The case, Eatock v Bolt [2011] FCA 1103, is one the few successful complaints of racial vilification brought by an Aboriginal person. Ms Pat Eatock brought an action against the prominent commentator, Andrew Bolt, and The Herald and Weekly Times Pty Ltd under s 18C of the Racial Discrimination Act 1975 (Cth) (‘RDA’). The complaint concerned articles published by the Herald Sun during 2009, in which prominent, light-skinned Aboriginal people were targeted and criticised for their decision to identify as Aboriginal. Ms Eatock argued that the articles were reasonably likely to offend, insult, humiliate, or intimidate a group of people—namely, a broad group of ‘Aboriginal persons of mixed descent who have fairer, rather than darker skin’ and a group of nine people (herself included) who were specifically identified. Further, she argued that the conduct was done because of the race, colour, or national or ethnic origin of some or all of the people in the group.

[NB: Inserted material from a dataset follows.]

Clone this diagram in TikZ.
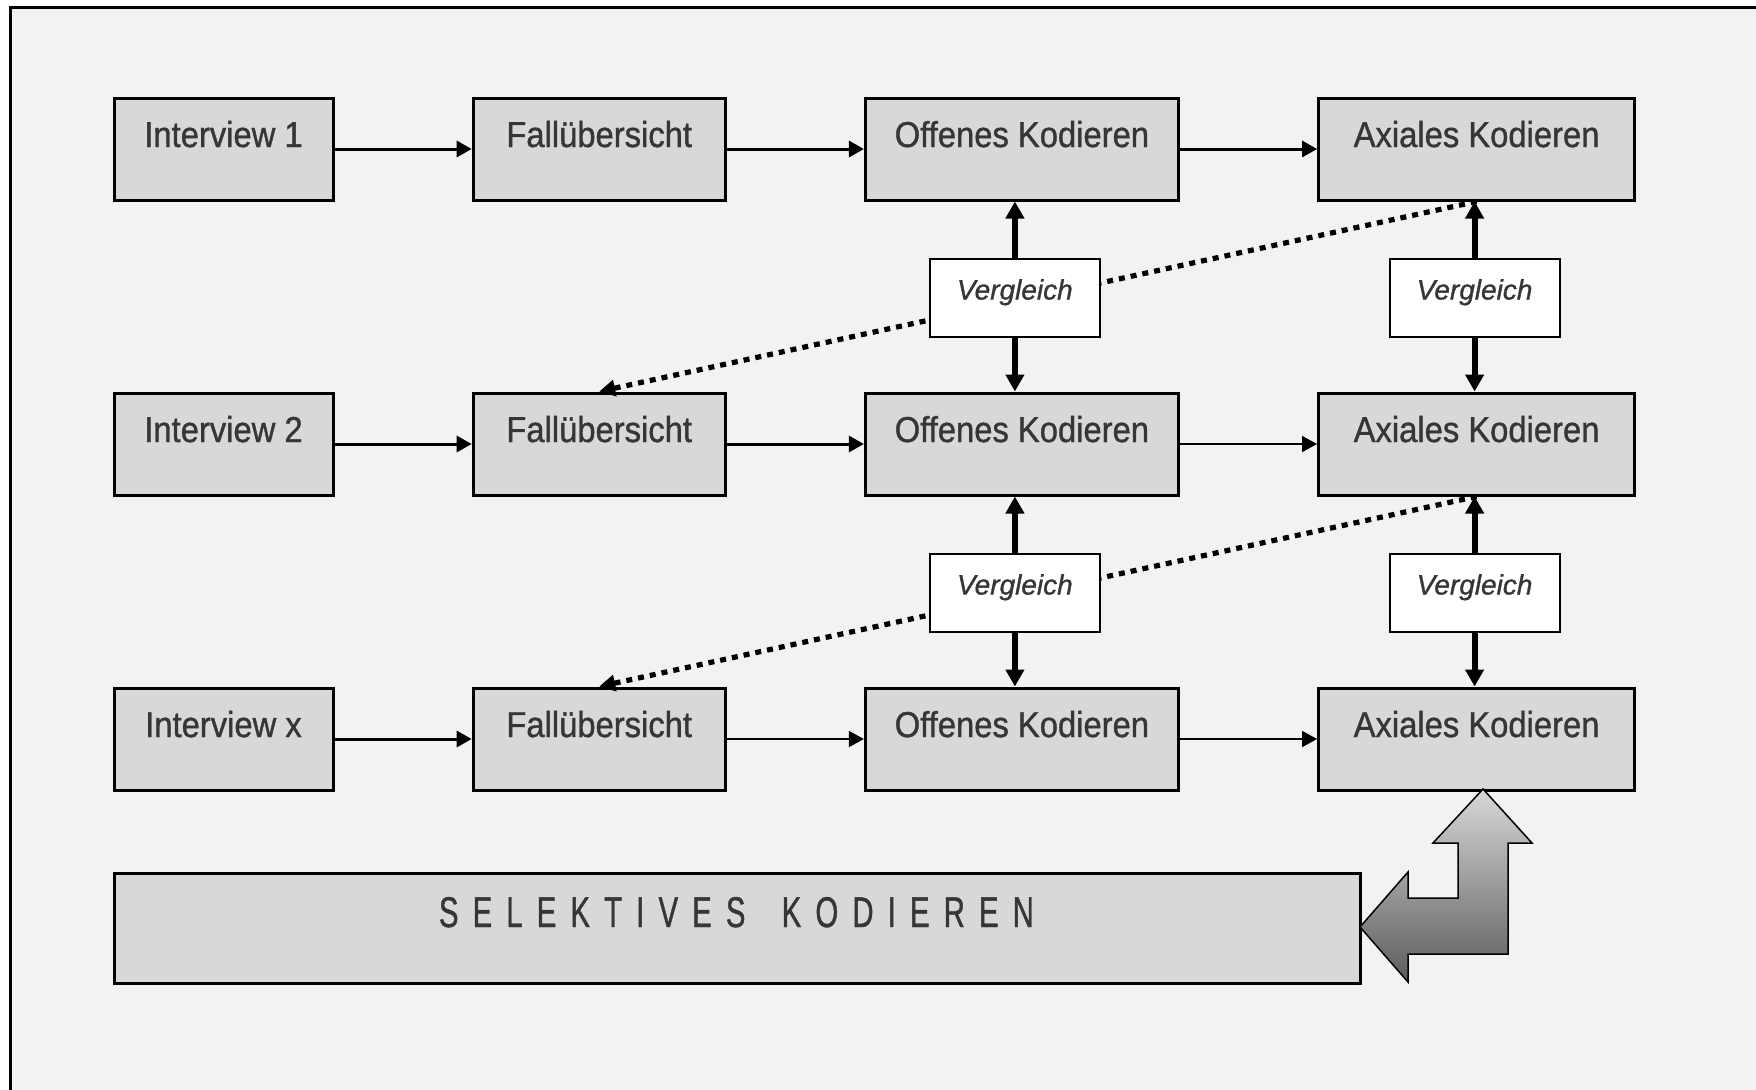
\documentclass[tikz,border=0pt]{standalone}
\usepackage{fontspec}
\setmainfont{Liberation Sans}
\newfontfamily\stagefont[FakeStretch=0.91,FakeBold=1]{Liberation Sans}
\newfontfamily\cmpfont[FakeBold=1]{Liberation Sans}
\newfontfamily\selfont[FakeStretch=0.68,FakeBold=1,LetterSpace=33]{Liberation Sans}
\usetikzlibrary{arrows.meta,positioning}
\definecolor{panelgray}{HTML}{F2F2F2}
\definecolor{boxgray}{HTML}{D8D8D8}
\definecolor{textgray}{HTML}{363636}
\definecolor{shadedark}{HTML}{5C5C5C}

\begin{document}
\begin{tikzpicture}[
  x=0.5pt,y=-0.5pt,
  node distance=95pt and 68.6pt,
  stage/.style={draw=black,line width=1.5pt,fill=boxgray,inner sep=0pt,text height=24.5pt,text depth=26.5pt,font=\stagefont\fontsize{18}{20}\selectfont,text=textgray},
  cmp/.style={draw=black,line width=1pt,fill=white,inner sep=0pt,minimum width=85pt,text height=20.5pt,text depth=18.5pt,font=\cmpfont\itshape\fontsize{14}{16}\selectfont,text=textgray},
  flow/.style={-{Triangle[length=7.5pt,width=8pt]},line width=1.5pt},
  thinflow/.style={flow,line width=0.75pt},
  both/.style={-{Triangle[length=8.5pt,width=9pt]},line width=3pt},
  back/.style={-{Triangle[length=8pt,width=8pt]},line width=2.6pt,dash pattern=on 3pt off 3pt}
]
\useasboundingbox (0,0) rectangle (1756,1089);
\fill[white] (0,0) rectangle (1756,1089);
\draw[line width=1.5pt,fill=panelgray] (10,7) rectangle (1800,1130);

% row 1
\node[stage,minimum width=109.5pt] (int1) at (223.5,149) {Interview 1};
\node[stage,minimum width=126pt,right=of int1] (fall1) {Fallübersicht};
\node[stage,minimum width=156.5pt,right=of fall1] (off1) {Offenes Kodieren};
\node[stage,minimum width=158pt,right=of off1] (ax1) {Axiales Kodieren};
% row 2
\node[stage,minimum width=109.5pt,below=of int1] (int2) {Interview 2};
\node[stage,minimum width=126pt,right=of int2] (fall2) {Fallübersicht};
\node[stage,minimum width=156.5pt,right=of fall2] (off2) {Offenes Kodieren};
\node[stage,minimum width=158pt,right=of off2] (ax2) {Axiales Kodieren};
% row 3
\node[stage,minimum width=109.5pt,below=of int2] (int3) {Interview x};
\node[stage,minimum width=126pt,right=of int3] (fall3) {Fallübersicht};
\node[stage,minimum width=156.5pt,right=of fall3] (off3) {Offenes Kodieren};
\node[stage,minimum width=158pt,right=of off3] (ax3) {Axiales Kodieren};

\node[stage,minimum width=623pt,text width=623pt,align=left,text height=27pt,text depth=28pt,
  font=\selfont\fontsize{21.5}{24}\selectfont,below=40pt of int3.south west,anchor=north west] (sel)
  {\hspace*{162.5pt}SELEKTIVES\hspace{11pt} KODIEREN};

\draw[flow] (int1) -- (fall1);
\draw[flow] (fall1) -- (off1);
\draw[flow] (off1) -- (ax1);
\draw[flow] (int2) -- (fall2);
\draw[flow] (fall2) -- (off2);
\draw[thinflow] (off2) -- (ax2);
\draw[flow] (int3) -- (fall3);
\draw[thinflow] (fall3) -- (off3);
\draw[thinflow] (off3) -- (ax3);

% back to the next case
\draw[back] (ax1.south) -- (fall2.north);
\draw[back] (ax2.south) -- (fall3.north);

\node[cmp,below=28pt of off1,xshift=-3.5pt] (vgl1) {Vergleich};
\node[cmp,below=28pt of ax1,xshift=-1pt] (vgl2) {Vergleich};
\node[cmp,below=28pt of off2,xshift=-3.5pt] (vgl3) {Vergleich};
\node[cmp,below=28pt of ax2,xshift=-1pt] (vgl4) {Vergleich};

\draw[both] (vgl1.north) -- (vgl1.north |- off1.south);
\draw[both] (vgl1.south) -- (vgl1.south |- off2.north);
\draw[both] (vgl2.north) -- (vgl2.north |- ax1.south);
\draw[both] (vgl2.south) -- (vgl2.south |- ax2.north);
\draw[both] (vgl3.north) -- (vgl3.north |- off2.south);
\draw[both] (vgl3.south) -- (vgl3.south |- off3.north);
\draw[both] (vgl4.north) -- (vgl4.north |- ax2.south);
\draw[both] (vgl4.south) -- (vgl4.south |- ax3.north);

% bent block arrow
\draw[line width=0.75pt,top color=boxgray,bottom color=shadedark]
  (1483,789) -- (1532,843) -- (1508,843) -- (1508,954) -- (1408,954) -- (1408,982)
  -- (1360,927) -- (1408,872) -- (1408,898) -- (1458,898) -- (1458,843) -- (1433,843) -- cycle;
\end{tikzpicture}
\end{document}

The Federal Court concluded that Bolt’s public comments fell within the category of unlawful conduct defined by s 18C of the RDA and that no exemptions applied. The Court ordered that the publisher publish in the Herald Sun a ‘corrective notice’ summarising the outcome of the case, but noted that the publisher could continue to publish the articles, so long as they were accompanied by the notice. The Court did not order the perpetrator and publisher to apologise or pay damages. Instead of being rewritten, the judgment has itself been critiqued through the medium of a poem which has been written in an Indigenous voice.